NOTE: You may need to perform extra calculations on the pandas dataframe before calling seaborn to create the plot.
TASK: Recreate the Scatter Plot shown below¶
The scatterplot attempts to show the relationship between the days employed versus the age of the person (DAYS_BIRTH) for people who were not unemployed. Note, to reproduce this chart you must remove unemployed people from the dataset first. Also note the sign of the axis, they are both transformed to be positive. Finally, feel free to adjust the alpha and linewidth parameters in the scatterplot since there are so many points stacked on top of each other.
# CODE HERE TO RECREATE THE PLOT SHOWN ABOVE
import warnings
warnings.simplefilter('ignore')
plt.figure(figsize=(12,8))
# REMOVE UNEMPLOYED PEOPLE
employed = df[df['DAYS_EMPLOYED']<0]
# MAKE BOTH POSITIVE
employed['DAYS_EMPLOYED'] = -1*employed['DAYS_EMPLOYED']
employed['DAYS_BIRTH'] = -1*employed['DAYS_BIRTH']
# With so many points, alpha is tiny, might be an indicated that a
# scatterplot may not be the right choice!
sns.scatterplot(y='DAYS_EMPLOYED',x='DAYS_BIRTH',data=employed,
alpha=0.01,linewidth=0)
plt.savefig('task_one.jpg')
TASK: Recreate the Distribution Plot shown below:¶
Note, you will need to figure out how to calculate "Age in Years" from one of the columns in the DF. Think carefully about this. Don't worry too much if you are unable to replicate the styling exactly.
# CODE HERE TO RECREATE THE PLOT SHOWN ABOVE
plt.figure(figsize=(8,4))
df['YEARS'] = -1*df['DAYS_BIRTH']/365
sns.histplot(data=df,x='YEARS',linewidth=2,edgecolor='black',
color='red',bins=45,alpha=0.4)
plt.xlabel("Age in Years")
plt.savefig('DistPlot_solution.png')
TASK: Recreate the Categorical Plot shown below:¶
This plot shows information only for the bottom half of income earners in the data set.
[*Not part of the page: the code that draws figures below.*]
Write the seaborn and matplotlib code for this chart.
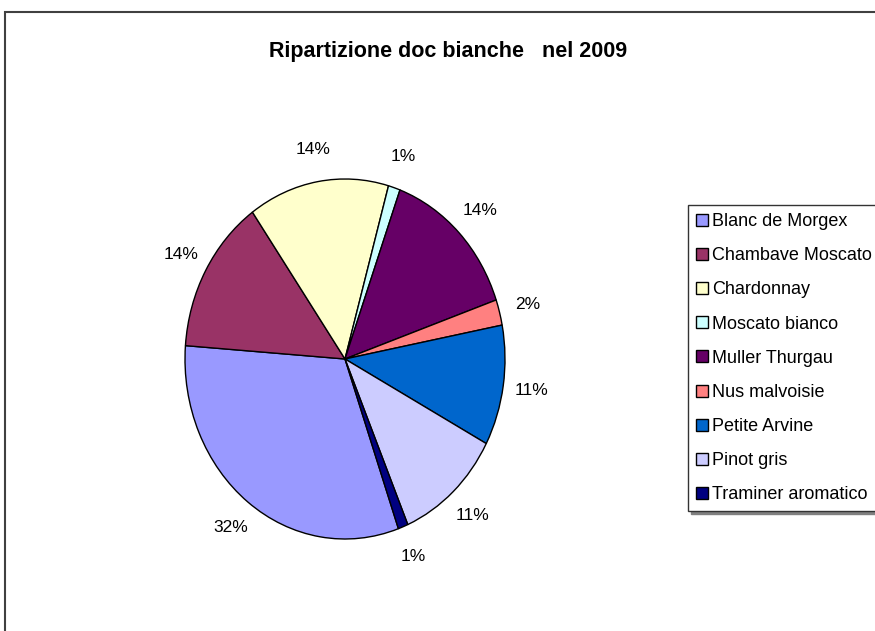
"""Pie chart of white DOC wines in 2009."""
import matplotlib
matplotlib.use('Agg')
import matplotlib.pyplot as plt
from matplotlib.patches import Rectangle
import seaborn as sns

labels = ['Blanc de Morgex', 'Chambave Moscato', 'Chardonnay', 'Moscato bianco',
          'Muller Thurgau', 'Nus malvoisie', 'Petite Arvine', 'Pinot gris',
          'Traminer aromatico']
shares = [31.6, 14.0, 14.2, 1.2, 14.1, 2.3, 10.8, 10.8, 1.0]
colors = ['#9999FF', '#993366', '#FFFFCC', '#CCFFFF', '#660066',
          '#FF8080', '#0066CC', '#CCCCFF', '#000080']
title = 'Ripartizione doc bianche   nel 2009'

W, H = 875, 631

sns.set_theme(style='white')
plt.rcParams['font.family'] = ['Liberation Sans', 'DejaVu Sans']
plt.rcParams['text.color'] = 'black'

fig = plt.figure(figsize=(W / 100, H / 100), dpi=100)
fig.patch.set_facecolor('white')

# outer chart frame (cropped on the right and bottom)
fig.patches.append(Rectangle((5 / W, -0.2), 1.2, 1.2 - 12 / H,
                             transform=fig.transFigure, fill=False,
                             edgecolor='#404040', linewidth=1.5))

# pie area: x from 185 to 505 px, y from 179 to 539 px
ax = fig.add_axes([185 / W, 1 - 539 / H, 320 / W, 360 / H])
wedges, _, pct = ax.pie(shares, colors=colors, startangle=-70.5, counterclock=False,
                        autopct=lambda p: f'{p:.0f}%', pctdistance=1.18,
                        wedgeprops={'edgecolor': 'black', 'linewidth': 1.0},
                        textprops={'fontsize': 12.5, 'color': 'black'})
ax.set_aspect('auto')
ax.set_xlim(-1, 1)
ax.set_ylim(-1, 1)
ax.axis('off')

fig.text(448 / W, 1 - 57 / H, title, ha='center', va='baseline',
         fontsize=15.5, fontweight='bold', color='black')

leg = fig.legend(wedges, labels, loc='upper left',
                 bbox_to_anchor=(688 / W, 1 - 205 / H), borderaxespad=0,
                 fontsize=13, handlelength=0.65, handleheight=0.65,
                 handletextpad=0.25, labelspacing=0.95, borderpad=0.45,
                 fancybox=False, frameon=True,
                 shadow={'color': '#808080', 'alpha': 1.0})
leg.get_frame().set_edgecolor('#333333')
leg.get_frame().set_linewidth(1.0)
for t in leg.get_texts():
    t.set_color('black')
for h in leg.legend_handles:
    h.set_edgecolor('black')
    h.set_linewidth(1.0)

fig.savefig('out.png', dpi=100)
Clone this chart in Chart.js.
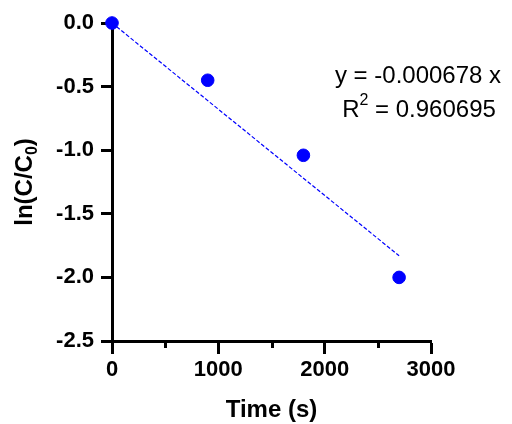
<!DOCTYPE html>
<html lang="en">
<head>
    <meta charset="UTF-8">
    <title>ln(C/C0) vs Time</title>
    <script src="https://cdn.jsdelivr.net/npm/chart.js"></script>
    <style>
        html, body {
            margin: 0;
            padding: 0;
            background-color: white;
        }
        .chart-container {
            width: 512px;
            height: 424px;
        }
    </style>
</head>
<body>
    <div class="chart-container">
        <canvas id="rateChart"></canvas>
    </div>

    <script>
        // Measured points
        const timeValues = [0, 900, 1800, 2700];
        const lnValues = [0, -0.45, -1.04, -2.0];

        // Fitted line end points (y = -0.000678 x)
        const fitTime = [0, 2700];
        const fitLn = [0, -1.83];

        const equationText = 'y = -0.000678 x';
        const r2Value = '0.960695';
        const minorTicks = [500, 1500, 2500];

        const FONT = '"Liberation Sans", Arial, sans-serif';
        const BLUE = '#0000ff';

        // Draw axis titles, equation text and minor x ticks
        const extrasPlugin = {
            id: 'extras',
            afterDraw(chart) {
                const ctx = chart.ctx;
                const xs = chart.scales.x;
                const area = chart.chartArea;
                ctx.save();

                // minor ticks on the x axis
                ctx.strokeStyle = '#000';
                ctx.lineWidth = 3;
                minorTicks.forEach(v => {
                    const px = Math.round(xs.getPixelForValue(v)) + 0.5;
                    ctx.beginPath();
                    ctx.moveTo(px, area.bottom);
                    ctx.lineTo(px, area.bottom + 7);
                    ctx.stroke();
                });

                ctx.fillStyle = '#000';

                // x title
                ctx.font = 'bold 24px ' + FONT;
                ctx.textAlign = 'center';
                ctx.textBaseline = 'alphabetic';
                ctx.fillText('Time (s)', (area.left + area.right) / 2, 417);

                // y title with subscript
                ctx.save();
                ctx.translate(32, (area.top + area.bottom) / 2);
                ctx.rotate(-Math.PI / 2);
                const main = 'ln(C/C';
                const sub = '0';
                const close = ')';
                ctx.font = 'bold 24px ' + FONT;
                const wMain = ctx.measureText(main).width;
                const wClose = ctx.measureText(close).width;
                ctx.font = 'bold 16px ' + FONT;
                const wSub = ctx.measureText(sub).width;
                const x0 = -(wMain + wSub + wClose) / 2;
                ctx.textAlign = 'left';
                ctx.font = 'bold 24px ' + FONT;
                ctx.fillText(main, x0, 0);
                ctx.font = 'bold 16px ' + FONT;
                ctx.fillText(sub, x0 + wMain, 5);
                ctx.font = 'bold 24px ' + FONT;
                ctx.fillText(close, x0 + wMain + wSub, 0);
                ctx.restore();

                // equation text
                ctx.font = '24px ' + FONT;
                ctx.textAlign = 'center';
                ctx.fillText(equationText, 418, 83);
                const rMain = 'R';
                const rRest = ' = ' + r2Value;
                const wR = ctx.measureText(rMain).width;
                const wRest = ctx.measureText(rRest).width;
                ctx.font = '16px ' + FONT;
                const wSup = ctx.measureText('2').width;
                const rx = 419 - (wR + wSup + wRest) / 2;
                ctx.textAlign = 'left';
                ctx.font = '24px ' + FONT;
                ctx.fillText(rMain, rx, 117);
                ctx.font = '16px ' + FONT;
                ctx.fillText('2', rx + wR, 105);
                ctx.font = '24px ' + FONT;
                ctx.fillText(rRest, rx + wR + wSup, 117);

                ctx.restore();
            }
        };

        const chart = new Chart(document.getElementById('rateChart'), {
            type: 'scatter',
            data: {
                datasets: [
                    {
                        label: 'Data',
                        data: timeValues.map((t, i) => ({ x: t, y: lnValues[i] })),
                        backgroundColor: BLUE,
                        borderColor: BLUE,
                        pointRadius: 6.3,
                        clip: false
                    },
                    {
                        type: 'line',
                        label: 'Fit',
                        data: fitTime.map((t, i) => ({ x: t, y: fitLn[i] })),
                        borderColor: BLUE,
                        borderWidth: 1.2,
                        borderDash: [4, 2],
                        pointRadius: 0,
                        fill: false,
                        clip: false
                    }
                ]
            },
            options: {
                responsive: true,
                maintainAspectRatio: false,
                animation: false,
                layout: {
                    padding: { left: 0, top: 23, right: 81, bottom: 0 }
                },
                plugins: {
                    legend: { display: false },
                    tooltip: { enabled: false }
                },
                scales: {
                    x: {
                        type: 'linear',
                        min: 0,
                        max: 3000,
                        afterFit: s => { s.height = 83; },
                        border: { display: true, color: '#000', width: 3 },
                        grid: {
                            drawOnChartArea: false,
                            drawTicks: true,
                            tickLength: 13,
                            tickWidth: 3,
                            tickColor: '#000'
                        },
                        ticks: {
                            stepSize: 1000,
                            padding: 3,
                            color: '#000',
                            font: { family: FONT, size: 22, weight: 'bold' },
                            callback: v => String(v)
                        }
                    },
                    y: {
                        type: 'linear',
                        min: -2.5,
                        max: 0,
                        afterFit: s => { s.width = 112; },
                        border: { display: true, color: '#000', width: 3 },
                        grid: {
                            drawOnChartArea: false,
                            drawTicks: true,
                            tickLength: 11,
                            tickWidth: 3,
                            tickColor: '#000'
                        },
                        ticks: {
                            stepSize: 0.5,
                            padding: 7,
                            color: '#000',
                            font: { family: FONT, size: 22, weight: 'bold' },
                            callback: v => v.toFixed(1)
                        }
                    }
                }
            },
            plugins: [extrasPlugin]
        });
    </script>
</body>
</html>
It shows the boxplots for each category of NAME_FAMILY_STATUS column for displaying their distribution of their total income. The hue is the "FLAG_OWN_REALTY" column. Note: You will need to adjust or only take part of the dataframe before recreating this plot.
# CODE HERE
plt.figure(figsize=(12,5))
xtick_order = ['Incomplete higher','Higher education','Lower secondary','Secondary / secondary special','Academic degree']
bottom_half_income = df.nsmallest(n=int(0.5*len(df)),columns='AMT_INCOME_TOTAL')
sns.boxplot(x='NAME_FAMILY_STATUS',y='AMT_INCOME_TOTAL',data=bottom_half_income,hue='FLAG_OWN_REALTY')
plt.legend(bbox_to_anchor=(1.05, 1), loc=2, borderaxespad=0.,title='FLAG_OWN_REALTY')
plt.title('Income Totals per Family Status for Bottom Half of Earners')
TASK: Recreate the Heat Map shown below:¶
This heatmap shows the correlation between the columns in the dataframe. You can get correlation with .corr() , also note that the FLAG_MOBIL column has NaN correlation with every other column, so you should drop it before calling .corr().
df.corr()
sns.heatmap(df.drop('FLAG_MOBIL',axis=1).corr(),cmap="viridis")